Of the total area 49.4% is arable land, 34.2% is covered by forests, 6.2% by pasturages, while meadows occupy 5.8% and gardens 1.3 %. The soil cannot, as a rule, be termed rich, although some parts are fertile and produce cereals, vegetables, beetroot and fruit. In the mountainous region dairy-farming is carried on after the Alpine fashion and the breeding of sheep is improving. Large herds of geese and pigeons are reared, while hunting and fishing constitute also important resources. The mineral wealth of Silesia is great and consists in coal, iron-ore, marble and slate. It possesses several mineral springs, of which the best known are the alkaline springs at Karlsbrunn. Like its adjoining provinces, Silesia boasts of a great and varied industrial activity, chiefly represented by the metallurgic and textile industries in all their branches. The cloth and woollen industries are concentrated at Bielitz, Jägerndorf and Engelsberg; linen is manufactured at Freiwaldau, Freudenthal and Bennisch; cotton goods at Friedek. The iron industry is concentrated at Trzinietz, near Teschen, and various industrial and agricultural machines are manufactured at Troppau, Jägerndorf, Ustron and Bielitz. The organs manufactured at Jägerndorf enjoy a good reputation. Other important branches of industry are chemicals at Hruschau and Petrowitz; sugar refineries, milling, brewing and liqueurs.
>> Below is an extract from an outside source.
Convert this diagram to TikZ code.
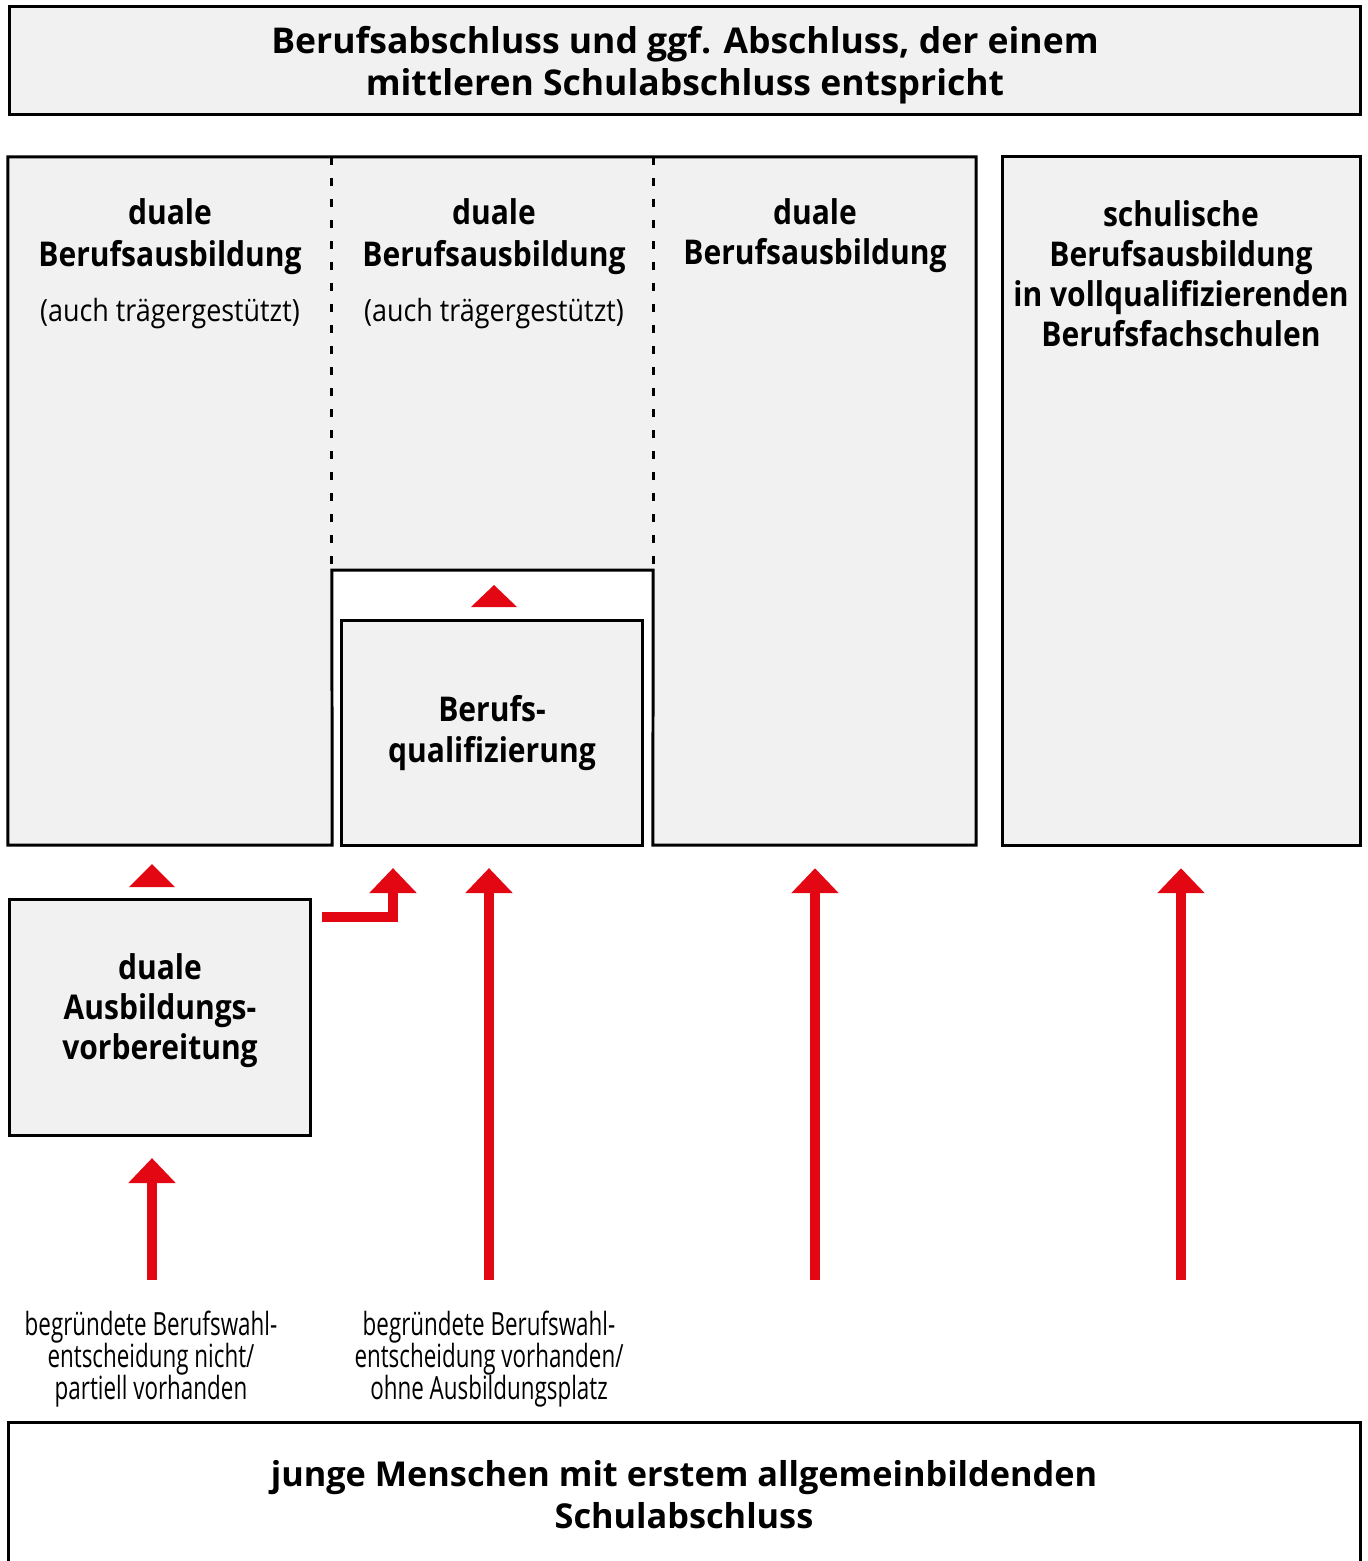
\documentclass[tikz,border=0pt]{standalone}
\usepackage{fontspec}
\setmainfont{Open Sans}[FakeStretch=0.88]
\newfontfamily\widefont{Open Sans}
\newfontfamily\narrowfont{Open Sans}[FakeStretch=0.70]
\usetikzlibrary{arrows.meta,positioning,calc}
\definecolor{boxgrey}{RGB}{241,241,241}
\definecolor{arrowred}{RGB}{227,6,19}

\begin{document}
\begin{tikzpicture}[x=0.01cm, y=-0.01cm,
    frame/.style={draw=black, line width=0.85pt},
    greybox/.style={frame, fill=boxgrey, inner sep=0pt, outer sep=0pt},
    panel/.style={fill=boxgrey, inner sep=0pt, outer sep=0pt},
    head/.style={font=\fontsize{9.7}{11.9}\selectfont\bfseries, align=center},
    title/.style={font=\widefont\fontsize{10.1}{12}\selectfont\bfseries, align=center},
    sub/.style={font=\fontsize{8.7}{10}\selectfont},
    cond/.style={font=\narrowfont\fontsize{9.1}{9.1}\selectfont, align=center},
    redarrow/.style={draw=arrowred, line width=0.1cm,
        -{Triangle[width=0.46cm, length=0.25cm]}, shorten >=0.23cm},
    tri/.style={fill=arrowred}]
        \useasboundingbox (0,0) rectangle (1367,1561);
        % Top
        \node [greybox, minimum width=13.5cm, minimum height=1.07cm] (abschluss) at (685,60.5) {};
        \node [title] (abschlusstext) at (685,65)
            {Berufsabschluss und ggf. Abschluss, der einem\\mittleren Schulabschluss entspricht};
        % Columns
        \node [panel, minimum width=3.24cm, minimum height=6.88cm] (col1) at (170,501) {};
        \node [panel, minimum width=3.21cm, minimum height=4.13cm] (col2) at (492.5,363.5) {};
        \node [panel, minimum width=3.23cm, minimum height=6.88cm] (col3) at (814.5,501) {};
        \draw [frame] (col1.north west) -- (col3.north east) -- (col3.south east)
            -- (col3.south west) -- (col2.south east) -- (col2.south west)
            -- (col1.south east) -- (col1.south west) -- cycle;
        \draw [frame, dash pattern=on 0.08cm off 0.13cm]
            (col2.north west) -- (col2.south west)
            (col2.north east) -- (col2.south east);
        \node [greybox, minimum width=3.57cm, minimum height=6.88cm] (schul) at (1181.5,501) {};
        \node [greybox, head, minimum width=3cm, minimum height=2.24cm] (qual) at (492,733)
            {Berufs-\\qualifizierung};
        \node [greybox, minimum width=3cm, minimum height=2.35cm] (vorb) at (160,1017.5) {};
        \node [head, font=\fontsize{9.7}{11.4}\selectfont\bfseries] (vorbtext) at (160,1011)
            {duale\\Ausbildungs-\\vorbereitung};
        % Column labels
        \node [head] (dual1) at (170,237) {duale\\Berufsausbildung};
        \node [sub] (traeger1) at (170,314) {(auch trägergestützt)};
        \node [head] (dual2) at (494,237) {duale\\Berufsausbildung};
        \node [sub] (traeger2) at (494,314) {(auch trägergestützt)};
        \node [head, font=\fontsize{9.7}{11.4}\selectfont\bfseries] (dual3) at (815,236)
            {duale\\Berufsausbildung};
        \node [head, font=\fontsize{9.7}{11.4}\selectfont\bfseries] (schultext) at (1181,274)
            {schulische\\Berufsausbildung\\in vollqualifizierenden\\Berufsfachschulen};
        % Bottom
        \node [frame, fill=white, minimum width=13.51cm, minimum height=1.8cm] (basis) at (684.5,1513) {};
        \node [title, font=\widefont\fontsize{9.75}{12}\selectfont\bfseries] (junge) at (684,1495)
            {junge Menschen mit erstem allgemeinbildenden\\Schulabschluss};
        \node [cond] (lab1) at (151,1359)
            {begründete Berufswahl-\\entscheidung nicht/\\partiell vorhanden};
        \node [cond] (lab2) at (489,1359)
            {begründete Berufswahl-\\entscheidung vorhanden/\\ohne Ausbildungsplatz};
        % Arrows
        \coordinate (s1) at (152,1280);
        \coordinate (s2) at (489,1280);
        \coordinate (s3) at (815,1280);
        \coordinate (s4) at (1181,1280);
        \coordinate (b0) at (322,917);
        \coordinate (b1) at (393,917);
        \draw [redarrow] (s1) -- (s1 |- vorb.south);
        \draw [redarrow] (s2) -- (s2 |- qual.south);
        \draw [redarrow] (s3) -- (s3 |- col3.south);
        \draw [redarrow] (s4) -- (s4 |- schul.south);
        \draw [redarrow] (b0) -| (b1 |- qual.south);
        % Triangles
        \fill [tri] (129,887) -- (152,864) -- (175,887) -- cycle;
        \fill [tri] (471,607) -- (494,585) -- (517,607) -- cycle;
\end{tikzpicture}
\end{document}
In 1900 the population numbered 680,422, which corresponds to 342 inhabitants per sq. m. The Germans formed 44.69% of the population, 33.21% were Poles and 22.05% Czechs and Slavs. According to religion, 84.73% were Roman Catholics, 14% Protestants and the remainder were Jews. The local diet is composed of 31 members, and Silesia sends 12 deputies to the Reichsrat at Vienna. For administrative purposes Silesia is divided into 9 districts and 3 towns with autonomous municipalities: Troppau, the capital, Bielitz and Friedek. Other principal towns are: Teschen, Polnisch-Ostrau, Jägerndorf, Karwin, Freudenthal, Freiwaldau and Bennisch.

The actual duchy is only a very small part, which was left to Austria after the Seven Years' War, from its former province of the same name. It formed, with Moravia, a single province until 1849, when it was created a separate duchy.

See F. Sláma, Österreichisch-Schlesien (Prague, 1887); and A. Peter, Das Herzogtum Schlesien (Vienna, 1884).